There’s no shortage of money available for Native businesses wishing to break into global markets – all that’s left is for Indian Country to go get it.

Speaking at a breakout session on global enterprise Wednesday afternoon, NCAIED President and CEO Gary Davis said he consistently meets with corporations “who want to give hundreds of millions of dollars to Indian Country, but they can’t find us because we’re focused on little pots of opportunity. The potential for us is limitless.”

From left: NCAIED President and CEO Gary Davis, attorney and book author Robert Miller, Minority Business Development Agency Director David Hinson and International Business Consultant Robert Shade

From left: NCAIED President and CEO Gary Davis, Minority Business Development Agency Director David Hinson, Attorney and Book Author Robert Miller, and International Business Consultant Robert Shade

Davis and three other panel members – attorney and book author Robert Miller, Minority Business Development Agency Director David Hinson and International Business Consultant Robert Shade – emphasized that the world is largely untapped by indigenous people when it comes to trade.

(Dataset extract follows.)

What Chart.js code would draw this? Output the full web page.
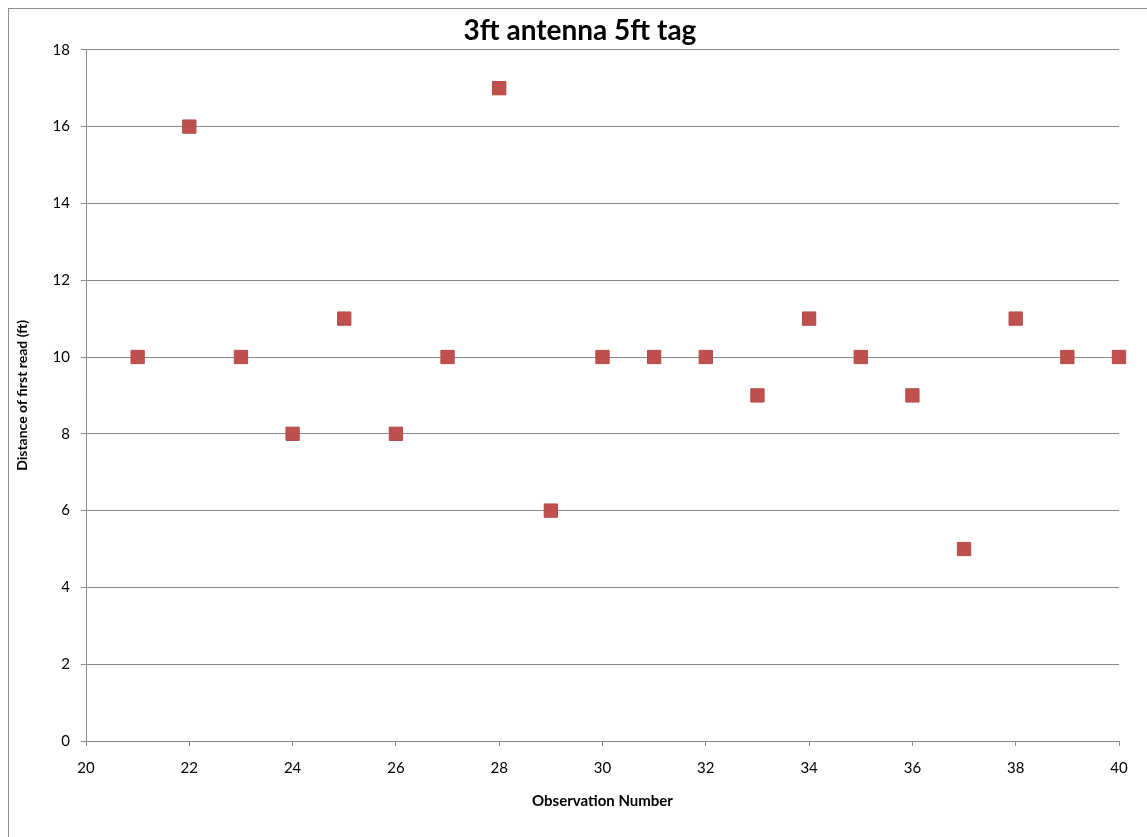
<!DOCTYPE html>
<html>
<head>
<meta charset="utf-8">
<script src="https://cdn.jsdelivr.net/npm/chart.js@4"></script>
<style>
  html, body { margin: 0; padding: 0; background: #fff; }
  #wrap { position: relative; width: 1147px; height: 837px; overflow: hidden; }
  #frame { position: absolute; left: 8px; top: 8px; width: 1160px; height: 860px; border: 1px solid #8c8c8c; box-sizing: border-box; }
  canvas { position: absolute; left: 0; top: 0; }
</style>
</head>
<body>
<div id="wrap">
  <div id="frame"></div>
  <canvas id="c" width="1147" height="837"></canvas>
</div>
<script>
const titleText = "3ft antenna 5ft tag";
const xTitle = "Observation Number";
const yTitle = "Distance of first read (ft)";
const observations = [21,22,23,24,25,26,27,28,29,30,31,32,33,34,35,36,37,38,39,40];
const distances = [10,16,10,8,11,8,10,17,6,10,10,10,9,11,10,9,5,11,10,10];

const FONT = "Lato, 'Open Sans', 'Liberation Sans', sans-serif";
const GRID = "#8a8a8a";

const points = observations.map((x, i) => ({ x: x, y: distances[i] }));

new Chart(document.getElementById('c'), {
  type: 'scatter',
  data: {
    datasets: [{
      label: 'Distance',
      data: points,
      pointStyle: 'rect',
      pointRadius: 9.4,
      pointHoverRadius: 9.4,
      backgroundColor: '#C0504D',
      borderColor: '#B64A47',
      borderWidth: 1,
      clip: false
    }]
  },
  options: {
    responsive: false,
    animation: false,
    events: [],
    layout: { padding: { left: 41, right: 28, top: 0, bottom: 26 } },
    plugins: {
      legend: { display: false },
      tooltip: { enabled: false },
      title: {
        display: true,
        text: titleText,
        color: '#000',
        font: { family: FONT, size: 28, weight: 'bold', lineHeight: 1.1 },
        padding: { top: 16, bottom: 3 }
      }
    },
    scales: {
      x: {
        type: 'linear',
        min: 20, max: 40,
        ticks: { stepSize: 2, color: '#000', font: { family: FONT, size: 15 }, padding: 13, maxRotation: 0 },
        grid: { display: true, drawOnChartArea: false, drawTicks: true, tickLength: 5, color: GRID },
        border: { display: true, color: GRID, width: 1 },
        title: { display: true, text: xTitle, color: '#000', font: { family: FONT, size: 15, weight: 'bold' }, padding: { top: 0, bottom: 1 } },
        afterFit: s => { s.height = 70; }
      },
      y: {
        type: 'linear',
        min: 0, max: 18,
        ticks: { stepSize: 2, color: '#000', font: { family: FONT, size: 15 }, padding: 11 },
        grid: { display: true, drawOnChartArea: true, drawTicks: true, tickLength: 5, color: GRID },
        border: { display: true, color: GRID, width: 1 },
        title: { display: true, text: yTitle, color: '#000', font: { family: FONT, size: 14, weight: 'bold' }, padding: { top: -27, bottom: 0 } },
        afterFit: s => { s.width = 45; }
      }
    }
  }
});
</script>
</body>
</html>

Hinson, whose agency falls within the U.S. Department of Commerce, opened his remarks by noting that $700 million in Australian contract opportunities rest on his desk in Washington, awaiting his return. Many of those contracts represent opportunities for Native American businesses to connect with aboriginal Australian enterprises, he said.

“When you think about the world, you have to think about the fact that 95 percent of the world’s consumers live outside the United States. Eighty percent of the buying power is outside of the United States,” he said

Hinson touted federal government programs that can facilitate access to world markets, as well as assist United States entrepreneurs in reducing long-distance business risks.

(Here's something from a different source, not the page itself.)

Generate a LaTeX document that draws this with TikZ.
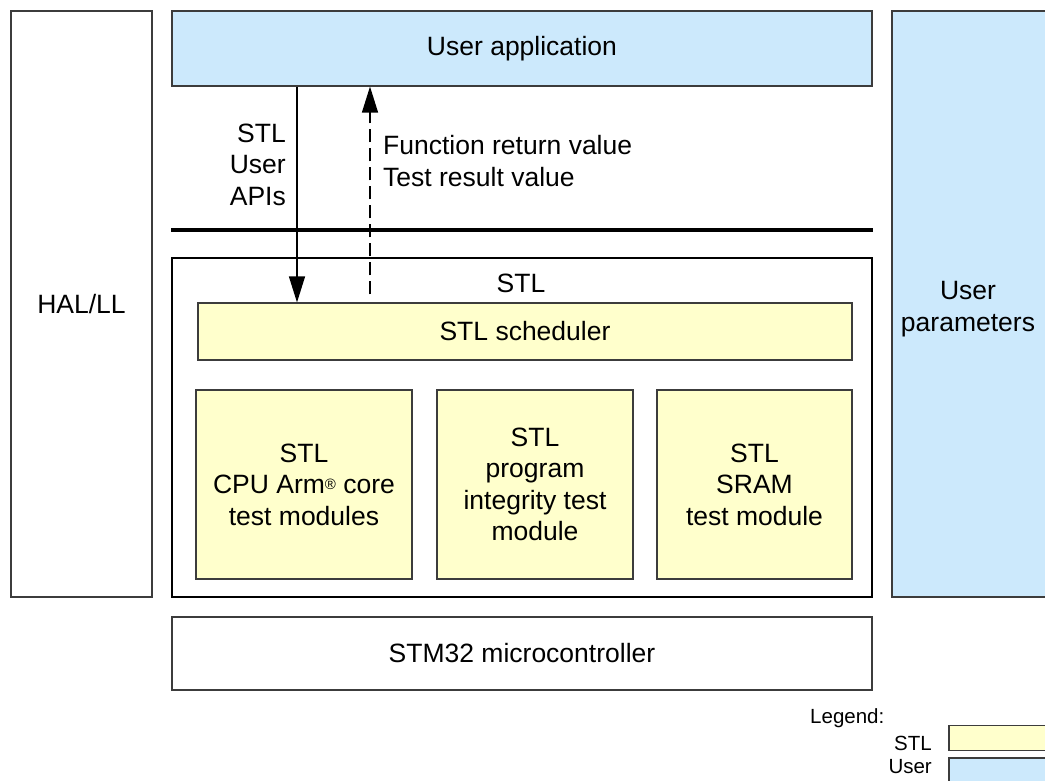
\documentclass[tikz,border=0pt]{standalone}
\usepackage{fontspec}
\setmainfont{Liberation Sans}
\usetikzlibrary{arrows.meta}
\definecolor{userblue}{RGB}{204,233,252}
\definecolor{stlyellow}{RGB}{255,255,204}
\definecolor{edgegrey}{RGB}{60,60,60}
\newcommand\bigtxt{\fontsize{26.5}{31.5}\selectfont}
\newcommand\legtxt{\fontsize{20.5}{24}\selectfont}
\begin{document}
\begin{tikzpicture}[x=1pt,y=-1pt,
  box/.style={draw=edgegrey, line width=1.2pt, inner sep=0pt, align=center, font=\bigtxt},
  userbox/.style={box, fill=userblue},
  stlbox/.style={box, fill=stlyellow},
  plainbox/.style={box, fill=white},
  txt/.style={inner sep=0pt, align=center, font=\bigtxt},
  legendtxt/.style={inner sep=0pt, font=\legtxt},
  callarrow/.style={line width=1.3pt, -{Triangle[width=16pt,length=26pt]}},
  retarrow/.style={line width=1.3pt, dash pattern=on 13pt off 6pt, -{Triangle[width=16pt,length=26pt]}},
  sepline/.style={line width=3.5pt}
]
\useasboundingbox (0,0) rectangle (1045,781);
\fill[white] (0,0) rectangle (1045,781);

% left and right columns
\node[plainbox, minimum width=141pt, minimum height=586pt] (hal) at (81.5,304) {HAL/LL};
\node[userbox, minimum width=154pt, minimum height=586pt] (params) at (969,304) {};
\node[txt] (paramslabel) at (968,309) {User\\parameters};

% user application
\node[userbox, minimum width=700pt, minimum height=75pt] (app) at (522,48.5) {User application};

% separator
\coordinate (sep) at (0,230);
\draw[sepline] (app.west |- sep) -- (app.east |- sep);

% STL block
\node[draw=black, line width=1.5pt, fill=white, minimum width=700pt, minimum height=339pt, inner sep=0pt] (stl) at (522,427.5) {};
\node[txt] (stllabel) at (521,283.5) {STL};
\node[stlbox, minimum width=654pt, minimum height=57pt] (sched) at (525,331.5) {STL scheduler};
\node[stlbox, minimum width=216pt, minimum height=189pt] (cpu) at (304,484.5) {STL\\CPU Arm{\fontsize{15}{15}\selectfont\raisebox{4pt}{®}} core\\test modules};
\node[stlbox, minimum width=196pt, minimum height=189pt] (prog) at (535,484.5) {STL\\program\\integrity test\\module};
\node[stlbox, minimum width=195pt, minimum height=189pt] (sram) at (754.5,484.5) {STL\\SRAM\\test module};

% microcontroller
\node[plainbox, minimum width=700pt, minimum height=73pt] (mcu) at (522,653.5) {STM32 microcontroller};

% arrows
\coordinate (apix) at (297,0);
\coordinate (retx) at (370,0);
\draw[callarrow] (app.south -| apix) -- (sched.north -| apix);
\draw[retarrow, shorten <=8pt] (sched.north -| retx) -- (app.south -| retx);
\node[txt, align=right, anchor=east] (apilabel) at (286,164.5) {STL\\User\\APIs};
\node[txt, align=left, anchor=west] (retlabel) at (383,161) {Function return value\\Test result value};

% legend
\node[legendtxt, anchor=base west] (legend) at (810,723) {Legend:};
\node[legendtxt, anchor=base east] (legstltxt) at (932,750) {STL};
\node[legendtxt, anchor=base east] (legusertxt) at (932,773) {User};
\node[stlbox, minimum width=104pt, minimum height=25pt] (legstl) at (1001,738) {};
\node[userbox, minimum width=104pt, minimum height=34pt] (leguser) at (1001,775) {};
\end{tikzpicture}
\end{document}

Miller is an Attorney, a Law Professor at Arizona State University and Author of the 2012 book “Reservation Capitalism: Economic Development in Indian Country.”

He introduced a simple economic principle called the multiplier effect, which means the number of times a dollar made in a community circulates in that community.

“What I’ve mostly focused on is keeping it in the American Indian community,” Miller said of his work to this point. “My passion is for American Indian tribes to work together.”

But partly because of his recent association with Davis at the NCAIED, he said, “I’ve been expanding my thinking: we need to keep our money in our global indigenous community.”

Miller said the same parameters that guide domestic indigenous trade can guide it on a global scale. For starters, he said, “politics has to be separated from business decisions.” Miller cited studies by the Harvard Project for American Indian Development  showing that when tribes do that successfully, “the possibility of profitability goes up 400 percent.” In practice, that means a tribal government establishes its businesses and their organization, but then hands the reins to an independent board. Another asset for entrepreneurial tribes is an autonomous court system. When a tribe has an impartial dispute resolution system, he says, there is on average five percent higher employment on the reservation.

There’s no need for indigenous people to re-invent the wheel to heed the global call; some tribes have already done so.

Miller pointed out that the Mississippi Choctaw Tribe owns manufacturing plants in Mexico. The Coushatta Tribe in Louisiana enjoys an established trade partnership with Israel. Florida’s Seminole Tribe famously bought the Hard Rock Cafe chain, and now controls 124 cafes worldwide.

And panel member Robert Shade, in his role as Director of the Blood Tribe Agricultural Project, has forged international trade arrangements for a variety of agricultural goods, from foraging products to natural beef and greenhouse produce. He said numerous emerging markets would make prime partners for Native American nations, including the United Arab Emirates, the Middle East, China, Korea, the First Nations of Canada, South America and Mexico.

Several of the panelists pointed out that economic opportunity goes both ways – meaning that tribes can import goods along with exporting them. Hinson noted that on the import side, the federal SelectUSA program stands ready to assist foreign companies trying to locate in the United States.

“What Indian Country needs to do is to engage the US.. Department of Commerce and say, ‘Look, we have a unique economic opportunity to have these companies locate in Indian Country.”

 As for the export side, the sky’s the limit.

“This is very much about willingness, and commitment, and having the vision to dream a bigger dream,” Hinson said. “There is no product in Indian Country that cannot be sold in billions someplace in the world.”